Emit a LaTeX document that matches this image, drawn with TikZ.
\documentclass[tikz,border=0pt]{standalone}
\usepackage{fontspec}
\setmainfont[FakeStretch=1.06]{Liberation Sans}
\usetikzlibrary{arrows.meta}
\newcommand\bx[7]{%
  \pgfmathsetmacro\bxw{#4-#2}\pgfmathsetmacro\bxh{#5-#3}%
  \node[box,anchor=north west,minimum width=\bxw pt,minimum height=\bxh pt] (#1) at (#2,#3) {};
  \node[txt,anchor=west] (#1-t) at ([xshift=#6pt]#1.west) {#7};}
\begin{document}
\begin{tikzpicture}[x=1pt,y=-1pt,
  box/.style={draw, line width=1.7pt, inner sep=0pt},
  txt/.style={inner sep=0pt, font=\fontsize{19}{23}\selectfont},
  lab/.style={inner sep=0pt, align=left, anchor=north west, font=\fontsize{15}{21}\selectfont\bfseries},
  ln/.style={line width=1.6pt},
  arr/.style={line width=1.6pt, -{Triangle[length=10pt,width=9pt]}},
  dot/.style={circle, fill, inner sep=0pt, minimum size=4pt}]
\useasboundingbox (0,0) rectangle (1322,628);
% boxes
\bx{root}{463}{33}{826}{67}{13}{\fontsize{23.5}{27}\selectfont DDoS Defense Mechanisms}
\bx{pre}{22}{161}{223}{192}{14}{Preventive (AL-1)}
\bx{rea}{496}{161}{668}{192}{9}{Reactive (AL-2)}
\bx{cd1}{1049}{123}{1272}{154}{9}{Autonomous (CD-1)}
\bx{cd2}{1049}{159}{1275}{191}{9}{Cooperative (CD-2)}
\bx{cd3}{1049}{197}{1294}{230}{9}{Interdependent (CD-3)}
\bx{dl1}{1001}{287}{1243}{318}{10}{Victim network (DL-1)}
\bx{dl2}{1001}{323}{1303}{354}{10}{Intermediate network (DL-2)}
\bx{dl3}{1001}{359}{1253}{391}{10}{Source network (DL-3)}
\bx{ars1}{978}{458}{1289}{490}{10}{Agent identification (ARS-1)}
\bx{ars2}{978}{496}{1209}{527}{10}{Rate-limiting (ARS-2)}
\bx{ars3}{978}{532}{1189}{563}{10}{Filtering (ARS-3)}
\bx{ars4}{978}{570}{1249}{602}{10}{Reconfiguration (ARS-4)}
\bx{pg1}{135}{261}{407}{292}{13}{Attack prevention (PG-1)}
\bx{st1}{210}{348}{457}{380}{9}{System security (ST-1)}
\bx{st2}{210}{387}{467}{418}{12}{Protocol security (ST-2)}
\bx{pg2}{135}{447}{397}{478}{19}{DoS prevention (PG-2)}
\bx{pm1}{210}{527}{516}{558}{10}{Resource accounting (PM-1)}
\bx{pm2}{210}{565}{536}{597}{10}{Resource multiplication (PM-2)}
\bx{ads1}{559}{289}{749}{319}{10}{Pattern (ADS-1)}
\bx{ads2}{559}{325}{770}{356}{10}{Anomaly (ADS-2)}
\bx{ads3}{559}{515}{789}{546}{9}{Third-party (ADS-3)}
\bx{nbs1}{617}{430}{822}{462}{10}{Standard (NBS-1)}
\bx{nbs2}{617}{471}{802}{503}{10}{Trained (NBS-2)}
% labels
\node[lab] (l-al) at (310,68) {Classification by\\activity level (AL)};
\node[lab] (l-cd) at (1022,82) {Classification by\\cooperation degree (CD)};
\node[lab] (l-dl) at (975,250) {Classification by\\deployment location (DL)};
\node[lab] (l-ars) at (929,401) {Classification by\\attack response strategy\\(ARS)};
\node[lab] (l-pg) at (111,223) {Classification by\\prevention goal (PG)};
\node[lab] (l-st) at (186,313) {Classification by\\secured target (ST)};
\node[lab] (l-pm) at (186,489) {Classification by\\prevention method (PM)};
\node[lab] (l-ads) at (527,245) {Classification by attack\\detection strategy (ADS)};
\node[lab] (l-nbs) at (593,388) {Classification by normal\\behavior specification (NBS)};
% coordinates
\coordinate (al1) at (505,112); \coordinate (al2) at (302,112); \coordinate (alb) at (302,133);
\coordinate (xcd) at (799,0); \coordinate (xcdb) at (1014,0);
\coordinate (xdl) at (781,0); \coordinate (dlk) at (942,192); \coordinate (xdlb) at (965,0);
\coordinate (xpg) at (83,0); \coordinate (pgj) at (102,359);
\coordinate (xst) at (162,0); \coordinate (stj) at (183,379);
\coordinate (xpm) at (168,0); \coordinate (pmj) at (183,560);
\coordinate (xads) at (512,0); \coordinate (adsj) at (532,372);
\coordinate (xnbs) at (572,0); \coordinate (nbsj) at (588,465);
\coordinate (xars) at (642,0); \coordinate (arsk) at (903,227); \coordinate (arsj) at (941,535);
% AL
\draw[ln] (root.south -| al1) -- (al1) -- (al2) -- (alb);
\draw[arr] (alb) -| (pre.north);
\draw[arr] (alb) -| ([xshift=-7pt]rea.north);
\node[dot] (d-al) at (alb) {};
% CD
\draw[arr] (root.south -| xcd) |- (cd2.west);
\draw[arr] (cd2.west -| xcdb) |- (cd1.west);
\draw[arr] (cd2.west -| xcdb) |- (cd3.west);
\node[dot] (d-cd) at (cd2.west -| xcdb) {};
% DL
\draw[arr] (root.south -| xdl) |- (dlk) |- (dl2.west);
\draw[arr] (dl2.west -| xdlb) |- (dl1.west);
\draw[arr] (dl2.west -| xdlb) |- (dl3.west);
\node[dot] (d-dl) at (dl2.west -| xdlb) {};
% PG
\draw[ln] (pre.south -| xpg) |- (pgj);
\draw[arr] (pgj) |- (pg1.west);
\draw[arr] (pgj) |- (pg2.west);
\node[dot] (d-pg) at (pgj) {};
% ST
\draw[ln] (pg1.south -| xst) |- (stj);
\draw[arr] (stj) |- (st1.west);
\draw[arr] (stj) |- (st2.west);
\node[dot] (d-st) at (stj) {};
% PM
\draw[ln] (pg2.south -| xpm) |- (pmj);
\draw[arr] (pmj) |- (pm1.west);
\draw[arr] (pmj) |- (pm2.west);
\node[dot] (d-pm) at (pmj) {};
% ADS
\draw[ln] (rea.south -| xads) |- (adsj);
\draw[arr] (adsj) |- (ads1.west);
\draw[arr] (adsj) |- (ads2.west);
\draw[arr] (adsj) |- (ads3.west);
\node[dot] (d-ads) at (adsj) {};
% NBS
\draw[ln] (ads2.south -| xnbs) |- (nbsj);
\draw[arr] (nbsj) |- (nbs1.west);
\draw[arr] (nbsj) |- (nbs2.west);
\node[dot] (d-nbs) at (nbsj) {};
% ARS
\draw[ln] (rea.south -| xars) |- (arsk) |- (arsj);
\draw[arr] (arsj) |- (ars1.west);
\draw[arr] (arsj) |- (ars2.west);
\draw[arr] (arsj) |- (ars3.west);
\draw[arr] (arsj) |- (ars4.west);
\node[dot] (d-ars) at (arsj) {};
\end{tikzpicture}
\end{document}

---

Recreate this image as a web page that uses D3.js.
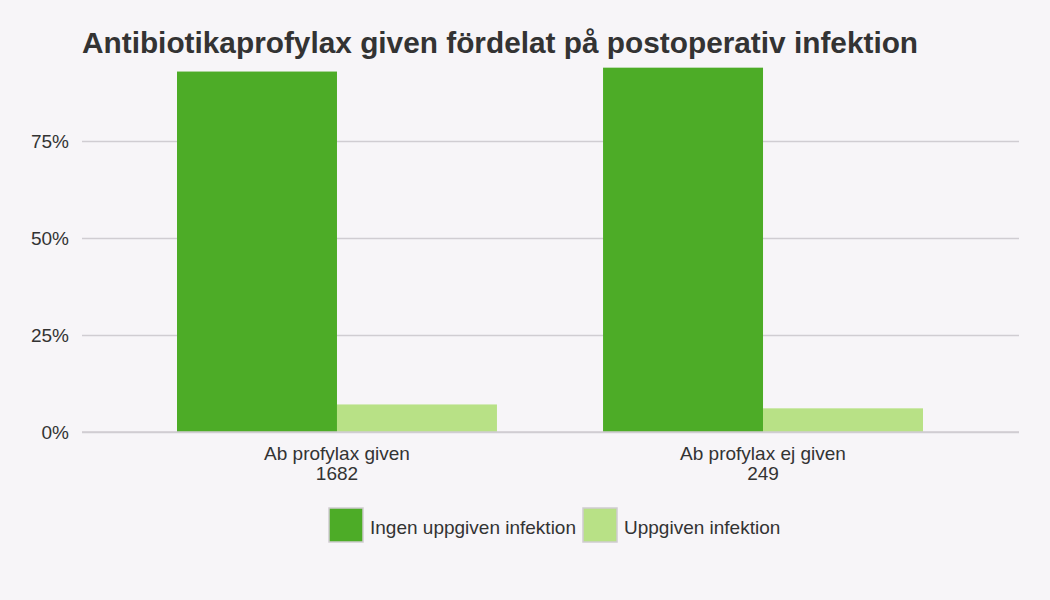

■ What to work on
All lines above containing the string "that" are to be collected.

■ Correct output
Emit a LaTeX document that matches this image, drawn with TikZ.
Recreate this image as a web page that uses D3.js.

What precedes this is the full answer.